Não para nisto a explicação desta harmonia. Os muito ricos eram poucos e não se faziam perceber e diferenciar pelas suas posses. O que mais havia eram os remediados. Eu já disse, em crônicas passadas, que as casas das pessoas de posse eram confortáveis, eram espaçosas, mas não eram luxuosas, eram simples, não apresentavam ricos acabamentos, não tinham dimensões exageradas, eram de fácil acesso e acolhedoras. Ninguém usava os automóveis ou outros veículos para exibirem seu poderio econômico, as mulheres faziam serviços domésticos apesar de terem empregadas; as crianças, ricas ou pobres, frequentavam as mesmas escolas, brincavam nos mesmos quintais, debaixo das luzes dos mesmos postes da rua. Este convívio harmonioso amenizava a condição de pobreza.

Vicentinos com famílias assistidas - Local: Lateral direita da Igreja Matriz

SSVP preocupação constante com os menos afortunados

1-Dadá, 2-Domingos Lapenta, 3-Victório Machado, 4-Alcides Galacine, 5-Euclides Bruderhausen, 6-Francisco Paes Gregoratti, 7-Frei Edwino, 8-Esmael Coletti, 9-Ismael Nery Palhares, 10-Ottorino Domingos Berti

É claro que ao lado das pessoas sadias, que vendiam saúde, havia os fracos e doentes; havia os fisicamente perfeitos e havia os aleijados, os cegos, os surdos e mudos. O que não havia era tratamento especial que os lembrasse sempre  sua condição. Os cegos, mancos, aleijados, surdos, fanhosos, eram todos tratados com tamanha naturalidade que passavam despercebidos. Podia-se captar alegria vindo deles. Não vou citar, mas havia deficientes que tinham enorme sucesso nas rodas sociais.

Houve dramas familiares naquela Itápolis que eu descrevo, tão calminha e tão saudosa. Houve-os sim! Pais que perderam filhos ou filhas na flor da idade, famílias que sofreram a dor de um ente querido que ceifou a própria vida, gente que sofreu graves acidentes, alguns até perderam a vida por causa deles.  Itápolis era uma cidade como as outras, com uma população que vivia como as outras, que tinha motivos para chorar e razões para festejar. Só que, repito, era diferente!
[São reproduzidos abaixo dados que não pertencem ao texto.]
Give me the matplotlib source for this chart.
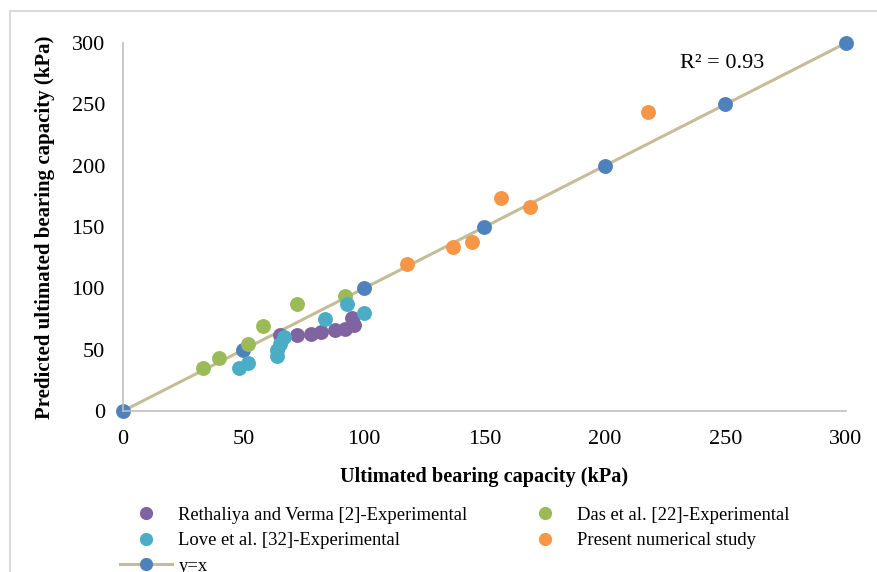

Os pobres eram menos pobres, os ignorantes menos ignorantes, os orgulhosos menos opulentos, as pessoas eram em geral altruístas, tinham um modo de ver seu próximo de forma menos egoísta. Havia, naquela gente, o senso do coletivo, que não existe mais hoje. Isto amenizava a pobreza, atenuava a dor, dava suporte para superar uma tragédia pessoal ou familiar. A solidariedade, naquele tempo, não era uma expressão vazia, era consistente e palpável, vinha natural.

Eu posso dizer tudo isto com conhecimento de causa, pois nasci e cresci numa família pobre, que tinha sempre que lutar pelo seu hoje para que sobrasse para amanhã. Não nos faltou jamais a amizade dos vizinhos, a consideração das pessoas de todos os níveis, a boa acolhida em todos os lugares.  Eu e meus irmãos tivemos uma infância e uma juventude cheias de pequenas e grandes alegrias, nunca nos sentimos discriminados por ninguém e quando a vida nos sorriu mais confortável nada mudou em nosso modo de conviver com todos.

O que guardo da minha passagem por minha terra natal é muito positivo; foram tantas as alegrias, os momentos felizes que, se houve grandes e pequenas tristezas, foram engolidas pela alegria de viver.

Ao meu “leitor oculto” cumpre então dizer: vá exercitando a capacidade de esvaziar o seu vaso de lágrimas, substituindo-as pela beleza das flores, pois assim fazendo, meu caro, o seu outono e o seu inverno terão as cores e o brilho de uma eterna primavera.